■ AVAILABLE DATA:
## BEGIN
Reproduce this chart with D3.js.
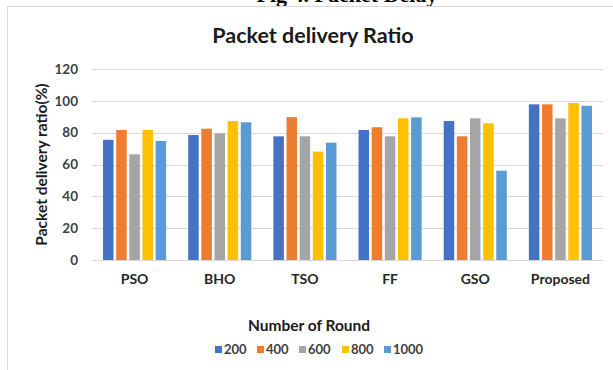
<!DOCTYPE html>
<html>
<head>
<meta charset="utf-8">
<script src="https://cdn.jsdelivr.net/npm/d3@7"></script>
<style>
  html, body { margin: 0; padding: 0; background: #fff; }
  svg { display: block; }
</style>
</head>
<body>
<svg id="chart" width="613" height="370"></svg>
<script>
// Packet delivery ratio per algorithm, grouped by number of rounds
const categories = ["PSO", "BHO", "TSO", "FF", "GSO", "Proposed"];
const rounds = ["200", "400", "600", "800", "1000"];
const r200  = [75.5, 78.5, 77.7, 81.7, 87.3, 97.8];
const r400  = [81.7, 82.5, 89.8, 83.4, 77.7, 97.8];
const r600  = [66.4, 79.6, 77.7, 77.7, 89.0, 89.0];
const r800  = [81.7, 87.3, 68.1, 89.0, 85.9, 98.6];
const r1000 = [74.8, 86.5, 73.7, 89.6, 56.1, 96.9];
const yTicks = [0, 20, 40, 60, 80, 100, 120];
const colors = ["#4472C4", "#ED7D31", "#A5A5A5", "#FFC000", "#5B9BD5"];

const seriesValues = [r200, r400, r600, r800, r1000];
const rows = categories.map((c, i) => ({
  cat: c,
  vals: rounds.map((r, j) => ({ key: r, value: seriesValues[j][i] }))
}));

const svg = d3.select("#chart");
const font = "Lato, 'Open Sans', sans-serif";

// caption of the figure, mostly above the visible area
svg.append("text")
  .attr("x", 347).attr("y", 1.5)
  .attr("text-anchor", "middle")
  .attr("font-family", "'Liberation Serif', serif")
  .attr("font-weight", "bold")
  .attr("font-size", 22)
  .attr("fill", "#000")
  .text("Fig 4. Packet Delay");

// chart frame
svg.append("rect")
  .attr("x", 7.5).attr("y", 6.5)
  .attr("width", 800).attr("height", 500)
  .attr("fill", "#fff")
  .attr("stroke", "#d9d9d9")
  .attr("stroke-width", 1);

const plot = { left: 92, right: 603, top: 69, bottom: 260 };

const x0 = d3.scaleBand().domain(categories).range([plot.left, plot.right]).padding(0);
const groupW = x0.bandwidth() * 0.741;
const x1 = d3.scaleBand().domain(rounds).range([0, groupW]).paddingInner(0.2);
const y = d3.scaleLinear().domain([0, 120]).range([plot.bottom, plot.top]);
const color = d3.scaleOrdinal().domain(rounds).range(colors);

// horizontal gridlines
svg.append("g")
  .selectAll("line")
  .data(yTicks.filter(t => t > 0))
  .join("line")
  .attr("x1", plot.left).attr("x2", plot.right)
  .attr("y1", d => Math.round(y(d)) + 0.5)
  .attr("y2", d => Math.round(y(d)) + 0.5)
  .attr("stroke", "#d9d9d9")
  .attr("stroke-width", 1);

// y axis labels
const yAxis = svg.append("g")
  .attr("transform", `translate(${plot.left - 14},0)`)
  .call(d3.axisLeft(y).tickValues(yTicks).tickSize(0).tickPadding(0));
yAxis.select(".domain").remove();
yAxis.selectAll("text")
  .attr("font-family", font)
  .attr("font-weight", "bold")
  .attr("font-size", 13.5)
  .attr("fill", "#404040");

// bars
svg.append("g")
  .selectAll("g")
  .data(rows)
  .join("g")
  .attr("transform", d => `translate(${x0(d.cat) + (x0.bandwidth() - groupW) / 2},0)`)
  .selectAll("rect")
  .data(d => d.vals)
  .join("rect")
  .attr("x", d => x1(d.key))
  .attr("width", x1.bandwidth())
  .attr("y", d => y(d.value))
  .attr("height", d => y(0) - y(d.value))
  .attr("fill", d => color(d.key));

// x axis line and category labels
const xAxis = svg.append("g")
  .attr("transform", `translate(0,${plot.bottom})`)
  .call(d3.axisBottom(x0).tickSize(0).tickPadding(14));
xAxis.select(".domain")
  .attr("stroke", "#d9d9d9")
  .attr("d", `M${plot.left},0.5H${plot.right}`);
xAxis.selectAll("text")
  .attr("font-family", font)
  .attr("font-weight", "bold")
  .attr("font-size", 14)
  .attr("fill", "#262626");

// chart title
svg.append("text")
  .attr("x", 313).attr("y", 43)
  .attr("text-anchor", "middle")
  .attr("font-family", font)
  .attr("font-weight", "bold")
  .attr("font-size", 21.5)
  .attr("fill", "#1a1a1a")
  .text("Packet delivery Ratio");

// y axis title
svg.append("text")
  .attr("transform", `translate(47,${(plot.top + plot.bottom) / 2}) rotate(-90)`)
  .attr("text-anchor", "middle")
  .attr("font-family", font)
  .attr("font-weight", "bold")
  .attr("font-size", 15.5)
  .attr("fill", "#1a1a1a")
  .text("Packet delivery ratio(%)");

// x axis title
svg.append("text")
  .attr("x", 309).attr("y", 331)
  .attr("text-anchor", "middle")
  .attr("font-family", font)
  .attr("font-weight", "bold")
  .attr("font-size", 15.5)
  .attr("fill", "#1a1a1a")
  .text("Number of Round");

// legend
const legendX = [215, 257, 299, 342, 384];
const legend = svg.append("g")
  .selectAll("g")
  .data(rounds)
  .join("g")
  .attr("transform", (d, i) => `translate(${legendX[i]},346)`);
legend.append("rect")
  .attr("width", 7).attr("height", 7)
  .attr("y", 0)
  .attr("fill", d => color(d));
legend.append("text")
  .attr("x", 9).attr("y", 8)
  .attr("font-family", font)
  .attr("font-weight", "bold")
  .attr("font-size", 13)
  .attr("fill", "#404040")
  .text(d => d);
</script>
</body>
</html>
## END
■ REQUIREMENTS:
Copy every line above word for word and exclude the pictures.

■ RESPONSE TO THIS TASK:
Reproduce this chart with D3.js.
<!DOCTYPE html>
<html>
<head>
<meta charset="utf-8">
<script src="https://cdn.jsdelivr.net/npm/d3@7"></script>
<style>
  html, body { margin: 0; padding: 0; background: #fff; }
  svg { display: block; }
</style>
</head>
<body>
<svg id="chart" width="613" height="370"></svg>
<script>
// Packet delivery ratio per algorithm, grouped by number of rounds
const categories = ["PSO", "BHO", "TSO", "FF", "GSO", "Proposed"];
const rounds = ["200", "400", "600", "800", "1000"];
const r200  = [75.5, 78.5, 77.7, 81.7, 87.3, 97.8];
const r400  = [81.7, 82.5, 89.8, 83.4, 77.7, 97.8];
const r600  = [66.4, 79.6, 77.7, 77.7, 89.0, 89.0];
const r800  = [81.7, 87.3, 68.1, 89.0, 85.9, 98.6];
const r1000 = [74.8, 86.5, 73.7, 89.6, 56.1, 96.9];
const yTicks = [0, 20, 40, 60, 80, 100, 120];
const colors = ["#4472C4", "#ED7D31", "#A5A5A5", "#FFC000", "#5B9BD5"];

const seriesValues = [r200, r400, r600, r800, r1000];
const rows = categories.map((c, i) => ({
  cat: c,
  vals: rounds.map((r, j) => ({ key: r, value: seriesValues[j][i] }))
}));

const svg = d3.select("#chart");
const font = "Lato, 'Open Sans', sans-serif";

// caption of the figure, mostly above the visible area
svg.append("text")
  .attr("x", 347).attr("y", 1.5)
  .attr("text-anchor", "middle")
  .attr("font-family", "'Liberation Serif', serif")
  .attr("font-weight", "bold")
  .attr("font-size", 22)
  .attr("fill", "#000")
  .text("Fig 4. Packet Delay");

// chart frame
svg.append("rect")
  .attr("x", 7.5).attr("y", 6.5)
  .attr("width", 800).attr("height", 500)
  .attr("fill", "#fff")
  .attr("stroke", "#d9d9d9")
  .attr("stroke-width", 1);

const plot = { left: 92, right: 603, top: 69, bottom: 260 };

const x0 = d3.scaleBand().domain(categories).range([plot.left, plot.right]).padding(0);
const groupW = x0.bandwidth() * 0.741;
const x1 = d3.scaleBand().domain(rounds).range([0, groupW]).paddingInner(0.2);
const y = d3.scaleLinear().domain([0, 120]).range([plot.bottom, plot.top]);
const color = d3.scaleOrdinal().domain(rounds).range(colors);

// horizontal gridlines
svg.append("g")
  .selectAll("line")
  .data(yTicks.filter(t => t > 0))
  .join("line")
  .attr("x1", plot.left).attr("x2", plot.right)
  .attr("y1", d => Math.round(y(d)) + 0.5)
  .attr("y2", d => Math.round(y(d)) + 0.5)
  .attr("stroke", "#d9d9d9")
  .attr("stroke-width", 1);

// y axis labels
const yAxis = svg.append("g")
  .attr("transform", `translate(${plot.left - 14},0)`)
  .call(d3.axisLeft(y).tickValues(yTicks).tickSize(0).tickPadding(0));
yAxis.select(".domain").remove();
yAxis.selectAll("text")
  .attr("font-family", font)
  .attr("font-weight", "bold")
  .attr("font-size", 13.5)
  .attr("fill", "#404040");

// bars
svg.append("g")
  .selectAll("g")
  .data(rows)
  .join("g")
  .attr("transform", d => `translate(${x0(d.cat) + (x0.bandwidth() - groupW) / 2},0)`)
  .selectAll("rect")
  .data(d => d.vals)
  .join("rect")
  .attr("x", d => x1(d.key))
  .attr("width", x1.bandwidth())
  .attr("y", d => y(d.value))
  .attr("height", d => y(0) - y(d.value))
  .attr("fill", d => color(d.key));

// x axis line and category labels
const xAxis = svg.append("g")
  .attr("transform", `translate(0,${plot.bottom})`)
  .call(d3.axisBottom(x0).tickSize(0).tickPadding(14));
xAxis.select(".domain")
  .attr("stroke", "#d9d9d9")
  .attr("d", `M${plot.left},0.5H${plot.right}`);
xAxis.selectAll("text")
  .attr("font-family", font)
  .attr("font-weight", "bold")
  .attr("font-size", 14)
  .attr("fill", "#262626");

// chart title
svg.append("text")
  .attr("x", 313).attr("y", 43)
  .attr("text-anchor", "middle")
  .attr("font-family", font)
  .attr("font-weight", "bold")
  .attr("font-size", 21.5)
  .attr("fill", "#1a1a1a")
  .text("Packet delivery Ratio");

// y axis title
svg.append("text")
  .attr("transform", `translate(47,${(plot.top + plot.bottom) / 2}) rotate(-90)`)
  .attr("text-anchor", "middle")
  .attr("font-family", font)
  .attr("font-weight", "bold")
  .attr("font-size", 15.5)
  .attr("fill", "#1a1a1a")
  .text("Packet delivery ratio(%)");

// x axis title
svg.append("text")
  .attr("x", 309).attr("y", 331)
  .attr("text-anchor", "middle")
  .attr("font-family", font)
  .attr("font-weight", "bold")
  .attr("font-size", 15.5)
  .attr("fill", "#1a1a1a")
  .text("Number of Round");

// legend
const legendX = [215, 257, 299, 342, 384];
const legend = svg.append("g")
  .selectAll("g")
  .data(rounds)
  .join("g")
  .attr("transform", (d, i) => `translate(${legendX[i]},346)`);
legend.append("rect")
  .attr("width", 7).attr("height", 7)
  .attr("y", 0)
  .attr("fill", d => color(d));
legend.append("text")
  .attr("x", 9).attr("y", 8)
  .attr("font-family", font)
  .attr("font-weight", "bold")
  .attr("font-size", 13)
  .attr("fill", "#404040")
  .text(d => d);
</script>
</body>
</html>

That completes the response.